Red flags that raise concerns include excessive Buy Now Pay Later purchases, frequent overdrafts or account sweeps, gambling transactions (even small bets), large unexplained cash withdrawals, inconsistent or declining savings patterns, and multiple pay-day loans or high-interest credit. Unlike Tinder, you can't just hide the unflattering parts. Banks see everything.
Why Honesty Matters
When it comes to mortgage applications, honesty isn't just ethical-it's practical. Banks use sophisticated systems to verify information, and they cross-reference what you tell them against what they can see.
If you claim to spend $500/month on groceries but your statements show $1,200, they'll notice. If you "forget" to mention a car loan, it will appear on your credit check.
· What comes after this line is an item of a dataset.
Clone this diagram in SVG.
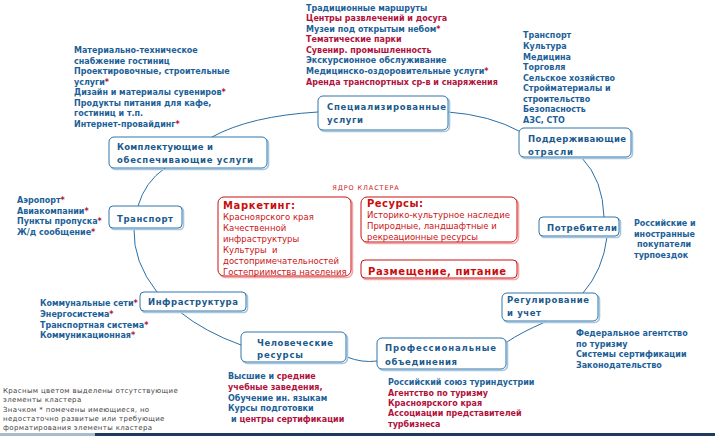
<svg xmlns="http://www.w3.org/2000/svg" width="715" height="436" viewBox="0 0 715 436">
<style>
text{font-family:"DejaVu Sans","Liberation Sans",sans-serif}
.t{font-size:8px;font-weight:bold;fill:#1d5f98}
.r{fill:#b0123c}
.nl{font-size:8.5px;font-weight:bold;fill:#1c5a8c}
.box{fill:#fff;stroke:#2f74aa;stroke-width:1}
.sh{fill:none;stroke:#a6c6de;stroke-width:1.6}
.cbox{fill:#fff;stroke:#cc1111;stroke-width:1}
.csh{fill:none;stroke:#f2a8a8;stroke-width:1.6}
.ct{font-size:10px;font-weight:bold;fill:#c80f0f}
.cx{font-size:8.5px;fill:#cc1414}
.lg{font-size:7px;fill:#444;letter-spacing:0.35px}
.con{fill:none;stroke:#2a6fa8;stroke-width:1}
</style>

<g id="connectors">
<path class="con" d="M138,206 Q145,182 165,168"/>
<path class="con" d="M212,137 Q250,116 318,112"/>
<path class="con" d="M448,112 Q490,115 521,132"/>
<path class="con" d="M582,158 Q603,180 604,217"/>
<path class="con" d="M607,237 Q603,270 583,293"/>
<path class="con" d="M545,322 Q520,333 507,342"/>
<path class="con" d="M347,357 Q362,363 377,361"/>
<path class="con" d="M241,345 Q205,332 180,312"/>
<path class="con" d="M157,292 Q133,262 134,229"/>
</g>

<g id="list-special">
<text class="t" x="306" y="10.5">Традиционные маршруты</text>
<text class="t r" x="306" y="21">Центры развлечений и досуга</text>
<text class="t" x="306" y="31.5">Музеи под открытым небом<tspan class="r">*</tspan></text>
<text class="t r" x="306" y="42">Тематические парки</text>
<text class="t r" x="306" y="52.5">Сувенир. промышленность</text>
<text class="t" x="306" y="63">Экскурсионное обслуживание</text>
<text class="t" x="306" y="73.5">Медицинско-оздоровительные услуги<tspan class="r">*</tspan></text>
<text class="t r" x="306" y="84.5">Аренда транспортных ср-в и снаряжения</text>
</g>

<g id="list-complect">
<text class="t" x="74" y="53">Материально-техническое</text>
<text class="t" x="74" y="63.5">снабжение гостиниц</text>
<text class="t" x="74" y="74">Проектировочные, строительные</text>
<text class="t" x="74" y="84.5">услуги<tspan class="r">*</tspan></text>
<text class="t" x="74" y="95">Дизайн и материалы сувениров<tspan class="r">*</tspan></text>
<text class="t" x="74" y="105.5">Продукты питания для кафе,</text>
<text class="t" x="74" y="116">гостиниц и т.п.</text>
<text class="t" x="74" y="126.5">Интернет-провайдинг<tspan class="r">*</tspan></text>
</g>

<g id="list-support">
<text class="t" x="523" y="38">Транспорт</text>
<text class="t" x="523" y="48.5">Культура</text>
<text class="t" x="523" y="59.5">Медицина</text>
<text class="t" x="523" y="70">Торговля</text>
<text class="t" x="523" y="80.5">Сельское хозяйство</text>
<text class="t" x="523" y="91">Стройматериалы и</text>
<text class="t" x="523" y="101.5">строительство</text>
<text class="t" x="523" y="112">Безопасность</text>
<text class="t" x="523" y="122.5">АЗС, СТО</text>
</g>

<g id="list-transport">
<text class="t" x="17" y="203">Аэропорт<tspan class="r">*</tspan></text>
<text class="t" x="17" y="213.5">Авиакомпании<tspan class="r">*</tspan></text>
<text class="t" x="17" y="224">Пункты пропуска<tspan class="r">*</tspan></text>
<text class="t" x="17" y="234.5">Ж/д сообщение<tspan class="r">*</tspan></text>
</g>

<g id="list-infra">
<text class="t" x="40" y="306">Коммунальные сети<tspan class="r">*</tspan></text>
<text class="t" x="40" y="316.5">Энергосистема<tspan class="r">*</tspan></text>
<text class="t" x="40" y="327.5">Транспортная система<tspan class="r">*</tspan></text>
<text class="t" x="40" y="338">Коммуникационная<tspan class="r">*</tspan></text>
</g>

<g id="list-consumers">
<text class="t" x="634" y="226">Российские и</text>
<text class="t" x="634" y="236.5">иностранные</text>
<text class="t" x="637" y="247">покупатели</text>
<text class="t" x="634" y="258">турпоездок</text>
</g>

<g id="list-regul">
<text class="t" x="576" y="336">Федеральное агентство</text>
<text class="t" x="576" y="346.5">по туризму</text>
<text class="t" x="576" y="357">Системы сертификации</text>
<text class="t" x="576" y="368">Законодательство</text>
</g>

<g id="list-human">
<text class="t" x="228" y="379">Высшие и <tspan class="r">средние</tspan></text>
<text class="t r" x="228" y="390">учебные заведения,</text>
<text class="t" x="228" y="400.5">Обучение ин. языкам</text>
<text class="t" x="228" y="411">Курсы подготовки</text>
<text class="t" x="231" y="422">и <tspan class="r">центры сертификации</tspan></text>
</g>

<g id="list-prof">
<text class="t" x="388" y="385">Российский союз туриндустрии</text>
<text class="t r" x="388" y="395.5">Агентство по туризму</text>
<text class="t r" x="388" y="405.5">Красноярского края</text>
<text class="t r" x="388" y="416">Ассоциации представителей</text>
<text class="t r" x="388" y="426.5">турбизнеса</text>
</g>

<g id="node-special">
<rect class="sh" x="319.5" y="97.5" width="130" height="34" rx="5"/>
<rect class="box" x="318" y="96" width="130" height="34" rx="5"/>
<text class="nl" x="327" y="110" textLength="119" lengthAdjust="spacing">Специализированные</text>
<text class="nl" x="327" y="123" textLength="36" lengthAdjust="spacing">услуги</text>
</g>

<g id="node-support">
<rect class="sh" x="520.5" y="129.5" width="112" height="29" rx="5"/>
<rect class="box" x="519" y="128" width="112" height="29" rx="5"/>
<text class="nl" x="528" y="141.5" textLength="98" lengthAdjust="spacing">Поддерживающие</text>
<text class="nl" x="528" y="154.5" textLength="45" lengthAdjust="spacing">отрасли</text>
</g>

<g id="node-complect">
<rect class="sh" x="110.5" y="138.5" width="158" height="31" rx="5"/>
<rect class="box" x="109" y="137" width="158" height="31" rx="5"/>
<text class="nl" x="117" y="149.5" textLength="96" lengthAdjust="spacing">Комплектующие и</text>
<text class="nl" x="117" y="162.5" textLength="136" lengthAdjust="spacing">обеспечивающие услуги</text>
</g>

<g id="node-transport">
<rect class="sh" x="110.5" y="207.5" width="73" height="22" rx="4"/>
<rect class="box" x="109" y="206" width="73" height="22" rx="4"/>
<text class="nl" x="117" y="222" textLength="56" lengthAdjust="spacing">Транспорт</text>
</g>

<g id="node-consumers">
<rect class="sh" x="540.5" y="218.5" width="80" height="19" rx="4"/>
<rect class="box" x="539" y="217" width="80" height="19" rx="4"/>
<text class="nl" x="547" y="231" textLength="70" lengthAdjust="spacing">Потребители</text>
</g>

<g id="node-regul">
<rect class="sh" x="503.5" y="294.5" width="96" height="28" rx="5"/>
<rect class="box" x="502" y="293" width="96" height="28" rx="5"/>
<text class="nl" x="507" y="303" textLength="82" lengthAdjust="spacing">Регулирование</text>
<text class="nl" x="507" y="316" textLength="34" lengthAdjust="spacing">и учет</text>
</g>

<g id="node-infra">
<rect class="sh" x="141.5" y="293.5" width="106" height="19" rx="4"/>
<rect class="box" x="140" y="292" width="106" height="19" rx="4"/>
<text class="nl" x="148" y="305" textLength="90" lengthAdjust="spacing">Инфраструктура</text>
</g>

<g id="node-human">
<rect class="sh" x="242.5" y="333.5" width="105" height="30" rx="5"/>
<rect class="box" x="241" y="332" width="105" height="30" rx="5"/>
<text class="nl" x="257" y="346" textLength="76" lengthAdjust="spacing">Человеческие</text>
<text class="nl" x="257" y="358" textLength="46" lengthAdjust="spacing">ресурсы</text>
</g>

<g id="node-prof">
<rect class="sh" x="378.5" y="339.5" width="129" height="31" rx="5"/>
<rect class="box" x="377" y="338" width="129" height="31" rx="5"/>
<text class="nl" x="385" y="350.5" textLength="111" lengthAdjust="spacing">Профессиональные</text>
<text class="nl" x="385" y="364.5" textLength="72" lengthAdjust="spacing">объединения</text>
</g>

<g id="core">
<text x="366" y="189.5" text-anchor="middle" style="font-size:6.5px;fill:#cc2020;letter-spacing:0.9px">ЯДРО КЛАСТЕРА</text>
</g>

<g id="core-marketing">
<rect class="csh" x="219.5" y="198.5" width="133" height="79" rx="6"/>
<rect class="cbox" x="218" y="197" width="133" height="79" rx="6"/>
<text class="ct" x="223" y="209" textLength="72" lengthAdjust="spacing">Маркетинг:</text>
<text class="cx" x="223" y="219.5">Красноярского края</text>
<text class="cx" x="223" y="230.5">Качественной</text>
<text class="cx" x="223" y="241.5">инфраструктуры</text>
<text class="cx" x="223" y="252.5" xml:space="preserve">Культуры  и</text>
<text class="cx" x="223" y="263.5">достопримечательностей</text>
<text class="cx" x="223" y="274.5">Гостеприимства населения</text>
</g>

<g id="core-resources">
<rect class="csh" x="362.5" y="198.5" width="156" height="45" rx="6"/>
<rect class="cbox" x="361" y="197" width="156" height="45" rx="6"/>
<text class="ct" x="367" y="207" textLength="56" lengthAdjust="spacing">Ресурсы:</text>
<text class="cx" x="367" y="217.5">Историко-культурное наследие</text>
<text class="cx" x="367" y="228.5">Природные, ландшафтные и</text>
<text class="cx" x="367" y="239.5">рекреационные ресурсы</text>
</g>

<g id="core-accom">
<rect class="csh" x="362.5" y="261.5" width="156" height="18" rx="4"/>
<rect class="cbox" x="361" y="260" width="156" height="18" rx="4"/>
<text class="ct" x="368" y="274.5" textLength="138" lengthAdjust="spacing">Размещение, питание</text>
</g>

<g id="legend">
<text class="lg" x="3" y="393">Красным цветом выделены отсутствующие</text>
<text class="lg" x="3" y="402">элементы кластера</text>
<text class="lg" x="3" y="411.5">Значком * помечены имеющиеся, но</text>
<text class="lg" x="3" y="421">недостаточно развитые или требующие</text>
<text class="lg" x="3" y="430">форматирования элементы кластера</text>
</g>

<g id="footer">
<rect x="0" y="433" width="95" height="3" fill="#a9bccc"/>
<rect x="95" y="433" width="620" height="3" fill="#1e3b5c"/>
</g>
</svg>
If you say you don't gamble but your statements show weekly Lotto purchases and TAB bets, you've created a credibility problem.
Non-disclosure doesn't just mean a declined application-it can mean being flagged as dishonest, which makes future applications harder.
The "Mortgage Game" Strategy
Instead of trying to game the system, try this: pretend you already have the mortgage and see if you can actually afford it.
Here's how it works. First, calculate your likely mortgage payment-if borrowing $500,000 over 30 years at 8% (the rate banks use for stress testing), your payments would be approximately $846 per week. Then work out the difference: if you're currently paying $500/week in rent, the difference is $346/week. Set that money aside every week by transferring it to a separate savings account automatically, and do this for at least 3-6 months to build both your savings and your track record.
This approach works because it demonstrates you can afford the payments (to yourself and to the bank), it builds your deposit faster, it creates a strong savings pattern in your bank statements, and it prepares you mentally for the actual mortgage. If you can't afford to simulate 8% payments, start lower and work your way up. The point is to build the habit and prove you can handle mortgage-level expenses.
What If You Can't Afford The Simulation?
If running this simulation reveals you can't actually afford the mortgage you were hoping for, that's valuable information. It's far better to discover this now than after you've committed to a property.
Options include adjusting your purchase price expectations, waiting while you increase income or reduce other debts, looking at shared ownership or family assistance options, and extending your timeline to build a larger deposit.
The Real Difference
On Tinder, creative self-presentation might land you a first date. In mortgage applications, it lands you a declined application or-worse-a loan you can't actually afford.
Your mortgage application should be the most honest document you've ever created. Show banks the real you: someone who manages money responsibly, saves consistently, and can genuinely afford the commitment they're asking for.
That's the kind of match that actually lasts.